There are two words in particular, that can cause us to self sabotage
The words “I can’t” is like a stop sign. It gives no options and stops you seeing your own potential. This limiting phrase also stops you from giving new things a go too. Which you must do if you want to live your dreams.
If you tell yourself or someone else that you can’t your unconscious mind will obey. Because that is where all your self sabotaging patterns lie. It also makes you feel incredibly disempowered because it presupposes that you have no control.
Doing a word or phrase swap is a very simple change you can make that will have a positive influence. Because there is no such thing as can’t. You either choose to or choose not to. And what you don’t already know you can learn.

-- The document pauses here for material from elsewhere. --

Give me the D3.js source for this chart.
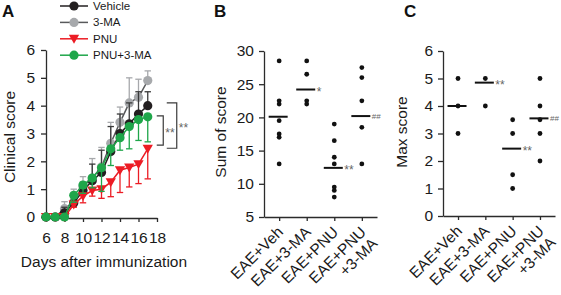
<!DOCTYPE html>
<html>
<head>
<meta charset="utf-8">
<script src="https://cdn.jsdelivr.net/npm/d3@7"></script>
<style>
body { margin: 0; background: #fff; }
svg { display: block; font-family: "Liberation Sans", Arial, sans-serif; }
</style>
</head>
<body>
<div id="chart"></div>
<script>
// ---- panel A: clinical score over time (mean + one-sided SEM)
var days = [6, 7, 8, 9, 10, 11, 12, 13, 14, 15, 16, 17];
var vehicleScore = [0, 0, 0.15, 0.5, 0.95, 1.3, 1.6, 2.35, 3.0, 3.35, 3.7, 4.0];
var vehicleErr   = [0, 0, 0.2, 0.3, 0.3, 0.6, 0.8, 0.9, 0.7, 0.75, 0.8, 0.5];
var maScore      = [0, 0, 0.3, 0.55, 1.1, 1.4, 1.8, 2.65, 3.4, 4.1, 4.3, 4.9];
var maErr        = [0, 0, 0.25, 0.45, 0.35, 0.7, 0.7, 0.75, 0.55, 0.9, 0.65, 0.35];
var pnuScore     = [0, 0, 0, 0.45, 0.75, 0.95, 1.0, 1.25, 1.68, 1.78, 1.9, 2.45];
var pnuErr       = [0, 0, 0, 0.1, 0.24, 0.2, 0.33, 0.52, 0.8, 0.7, 0.7, 1.08];
var pnuMaScore   = [0, 0, 0, 0.78, 1.15, 1.4, 1.77, 2.45, 2.85, 3.25, 3.5, 3.6];
var pnuMaErr     = [0, 0, 0, 0.25, 0.3, 0.35, 0.85, 0.6, 0.45, 0.8, 0.75, 0.9];
var dayTicks = [6, 8, 10, 12, 14, 16, 18];
var scoreTicks = [0, 1, 2, 3, 4, 5, 6];
var legendNames = ["Vehicle", "3-MA", "PNU", "PNU+3-MA"];

// ---- panels B and C: individual animals
var groups = ["EAE+Veh", "EAE+3-MA", "EAE+PNU", "EAE+PNU|+3-MA"];
var sumVeh    = [28.5, 22.5, 22, 19.5, 17.5, 17, 13];
var sumMA     = [28.5, 26.5, 22.5, 22];
var sumPNU    = [19, 16.5, 14, 13, 9.5, 9, 8];
var sumPNUMA  = [27.5, 26, 22.5, 18.5, 13];
var sumMeans  = [20.1, 24.2, 12.4, 20.2];
var sumMarks  = ["", "*", "**", "##"];
var sumTicks  = [5, 10, 15, 20, 25, 30];

var maxVeh    = [5, 4, 3];
var maxMA     = [5, 4];
var maxPNU    = [3.5, 3, 1.5, 1];
var maxPNUMA  = [5, 4, 3.5, 3, 2];
var maxMeans  = [4.0, 4.85, 2.45, 3.55];
var maxMarks  = ["", "**", "**", "##"];
var maxTicks  = [0, 1, 2, 3, 4, 5, 6];

var axisColor = "#2b2b2b", textColor = "#1a1a1a", markColor = "#666";
var fontSize = "15.5px";
var intFormat = d3.format("d");

var svg = d3.select("#chart").append("svg")
    .attr("width", 561)
    .attr("height", 295);
svg.append("rect").attr("width", 561).attr("height", 295).attr("fill", "#fff");

function styleAxis(g) {
    g.attr("font-family", null).attr("font-size", null);
    g.select(".domain").attr("stroke", axisColor).attr("stroke-width", 1.3);
    g.selectAll(".tick line").attr("stroke", axisColor).attr("stroke-width", 1.3);
    g.selectAll(".tick text").attr("fill", textColor).style("font-size", fontSize);
}

function yTitle(x, y, label) {
    svg.append("text")
        .attr("transform", "translate(" + x + "," + y + ") rotate(-90)")
        .attr("text-anchor", "middle")
        .attr("fill", textColor)
        .style("font-size", fontSize)
        .text(label);
}

function panelLetter(x, label) {
    svg.append("text")
        .attr("x", x).attr("y", 17)
        .attr("fill", "#111")
        .style("font-size", "17px")
        .style("font-weight", "bold")
        .text(label);
}

/* ================= Panel A ================= */
var xA = d3.scaleLinear().domain([6, 18]).range([46, 157]);
var yA = d3.scaleLinear().domain([0, 6]).range([217, 50]);

svg.append("g")
    .attr("transform", "translate(0,218)")
    .call(d3.axisBottom(xA).tickValues(dayTicks).tickFormat(intFormat)
        .tickSize(4).tickPadding(10).tickSizeOuter(0))
    .call(styleAxis);
svg.append("g")
    .attr("transform", "translate(46,0)")
    .call(d3.axisLeft(yA).tickValues(scoreTicks).tickFormat(intFormat)
        .tickSize(5).tickPadding(6).tickSizeOuter(0))
    .call(styleAxis);

yTitle(15, 137, "Clinical score");
svg.append("text")
    .attr("x", 104).attr("y", 267)
    .attr("text-anchor", "middle")
    .attr("fill", textColor)
    .style("font-size", fontSize)
    .text("Days after immunization");
panelLetter(2, "A");

var series = {
    "Vehicle":  {mean: vehicleScore, err: vehicleErr, dir: 1, line: "#231f20", fill: "#231f20", bar: "#3a3a3a", shape: "circle"},
    "3-MA":     {mean: maScore, err: maErr, dir: 1, line: "#58595b", fill: "#a7a9ac", bar: "#a7a9ac", shape: "circle"},
    "PNU":      {mean: pnuScore, err: pnuErr, dir: -1, line: "#ec1c24", fill: "#ec1c24", bar: "#ec1c24", shape: "triangle"},
    "PNU+3-MA": {mean: pnuMaScore, err: pnuMaErr, dir: -1, line: "#1fa64a", fill: "#1fa64a", bar: "#1fa64a", shape: "circle"}
};
var drawOrder = ["3-MA", "Vehicle", "PNU", "PNU+3-MA"];

var triangle = d3.symbol().type(d3.symbolTriangle).size(46);

function drawMarker(g, s, x, y) {
    if (s.shape === "triangle") {
        g.append("path")
            .attr("d", triangle)
            .attr("transform", "translate(" + x + "," + (y - 1) + ") rotate(180)")
            .attr("fill", s.fill);
    } else {
        g.append("circle")
            .attr("cx", x).attr("cy", y).attr("r", 4.6)
            .attr("fill", s.fill);
    }
}

var lineGen = d3.line()
    .x(function(d) { return xA(d.day); })
    .y(function(d) { return yA(d.v); });

drawOrder.forEach(function(name) {
    var s = series[name];
    var pts = days.map(function(d, i) { return {day: d, v: s.mean[i], e: s.err[i]}; });
    var g = svg.append("g");
    // error bars
    pts.forEach(function(p) {
        if (p.e <= 0) return;
        var x = xA(p.day), y2 = yA(p.v + s.dir * p.e);
        g.append("line")
            .attr("x1", x).attr("x2", x)
            .attr("y1", yA(p.v)).attr("y2", y2)
            .attr("stroke", s.bar).attr("stroke-width", 1.3);
        g.append("line")
            .attr("x1", x - 3.2).attr("x2", x + 3.2)
            .attr("y1", y2).attr("y2", y2)
            .attr("stroke", s.bar).attr("stroke-width", 1.3);
    });
    g.append("path")
        .datum(pts)
        .attr("d", lineGen)
        .attr("fill", "none")
        .attr("stroke", s.line)
        .attr("stroke-width", 1.5);
    pts.forEach(function(p) { drawMarker(g, s, xA(p.day), yA(p.v)); });
});

// significance brackets at day 17
function bracket(x0, x1, v0, v1, label) {
    var y0 = yA(v0), y1 = yA(v1);
    svg.append("path")
        .attr("d", "M" + x0 + "," + y0 + "H" + x1 + "V" + y1 + "H" + x0)
        .attr("fill", "none")
        .attr("stroke", "#3a3a3a")
        .attr("stroke-width", 1.2);
    svg.append("text")
        .attr("x", x1 + 2).attr("y", (y0 + y1) / 2 + 6)
        .attr("fill", markColor)
        .style("font-size", "12px")
        .text(label);
}
bracket(xA(17) + 9, xA(17) + 15.5, 3.63, 2.58, "**");
bracket(xA(17) + 19, xA(17) + 29, 4.1, 2.47, "**");

// legend
var legend = svg.append("g");
legendNames.forEach(function(name, i) {
    var s = series[name];
    var y = 6 + i * 16.4;
    legend.append("line")
        .attr("x1", 60).attr("x2", 88)
        .attr("y1", y).attr("y2", y)
        .attr("stroke", s.line).attr("stroke-width", 1.5);
    drawMarker(legend, s, 74, y);
    legend.append("text")
        .attr("x", 93).attr("y", y + 4)
        .attr("fill", textColor)
        .style("font-size", "11.5px")
        .text(name);
});

/* ================= Panels B and C ================= */
function dotPanel(opt) {
    var x = d3.scalePoint().domain(groups).range(opt.xRange).padding(0.55);
    var y = d3.scaleLinear().domain(opt.yDomain).range(opt.yRange);

    svg.append("g")
        .attr("transform", "translate(0," + opt.yRange[0] + ")")
        .call(d3.axisBottom(x).tickSize(4).tickFormat("").tickSizeOuter(0))
        .call(styleAxis);
    svg.append("g")
        .attr("transform", "translate(" + opt.xRange[0] + ",0)")
        .call(d3.axisLeft(y).tickValues(opt.ticks).tickFormat(intFormat)
            .tickSize(5).tickPadding(5).tickSizeOuter(0))
        .call(styleAxis);

    // rotated group labels
    groups.forEach(function(gname) {
        var t = svg.append("text")
            .attr("transform", "translate(" + (x(gname) + 5) + "," + (opt.yRange[0] + 16) + ") rotate(-45)")
            .attr("text-anchor", "end")
            .attr("fill", textColor)
            .style("font-size", fontSize);
        gname.split("|").forEach(function(part, k) {
            t.append("tspan").attr("x", 0).attr("dy", k === 0 ? 0 : "1.05em").text(part);
        });
    });

    opt.data.forEach(function(vals, gi) {
        var cx = x(groups[gi]);
        svg.append("g").selectAll("circle")
            .data(vals)
            .enter().append("circle")
            .attr("cx", cx)
            .attr("cy", function(d) { return y(d); })
            .attr("r", 2.4)
            .attr("fill", "#111");
        var my = y(opt.means[gi]);
        svg.append("line")
            .attr("x1", cx - 10.5).attr("x2", cx + 8.5)
            .attr("y1", my).attr("y2", my)
            .attr("stroke", "#111").attr("stroke-width", 2);
        var mark = opt.marks[gi];
        if (mark) {
            var isHash = mark.charAt(0) === "#";
            svg.append("text")
                .attr("x", cx + 10).attr("y", my + (isHash ? 3 : 6))
                .attr("fill", markColor)
                .style("font-size", isHash ? "8px" : "12px")
                .text(mark);
        }
    });

    yTitle(opt.titleX, 132, opt.title);
    panelLetter(opt.letterX, opt.letter);
}

dotPanel({
    xRange: [264, 377], yDomain: [5, 30], yRange: [217, 51], ticks: sumTicks,
    data: [sumVeh, sumMA, sumPNU, sumPNUMA], means: sumMeans, marks: sumMarks,
    title: "Sum of score", titleX: 226, letter: "B", letterX: 214
});

dotPanel({
    xRange: [443, 555], yDomain: [0, 6], yRange: [216, 51], ticks: maxTicks,
    data: [maxVeh, maxMA, maxPNU, maxPNUMA], means: maxMeans, marks: maxMarks,
    title: "Max score", titleX: 407, letter: "C", letterX: 404
});
</script>
</body>
</html>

Plus there is always a way.
So the simple swap out is a reframe to “I choose to” or “I choose not to”. With the use of either of these two phrases you feel more in control. It helps you take responsibility.
The word “Try” may sound hopeful but it can keep us stuck
This is another one that encourages self sabotage because it has no commitment associated with it. The truth is you either do or you do not. There is no such thing as try where action is concerned. And it’s taking action that leads you to new opportunities.
Here’s what I’ve found working with clients on language choices; When they say they’ve tried something, they’ve normally given it a go once or twice. After that time if it hasn’t worked they give up.
This is one of the ways many people self sabotage.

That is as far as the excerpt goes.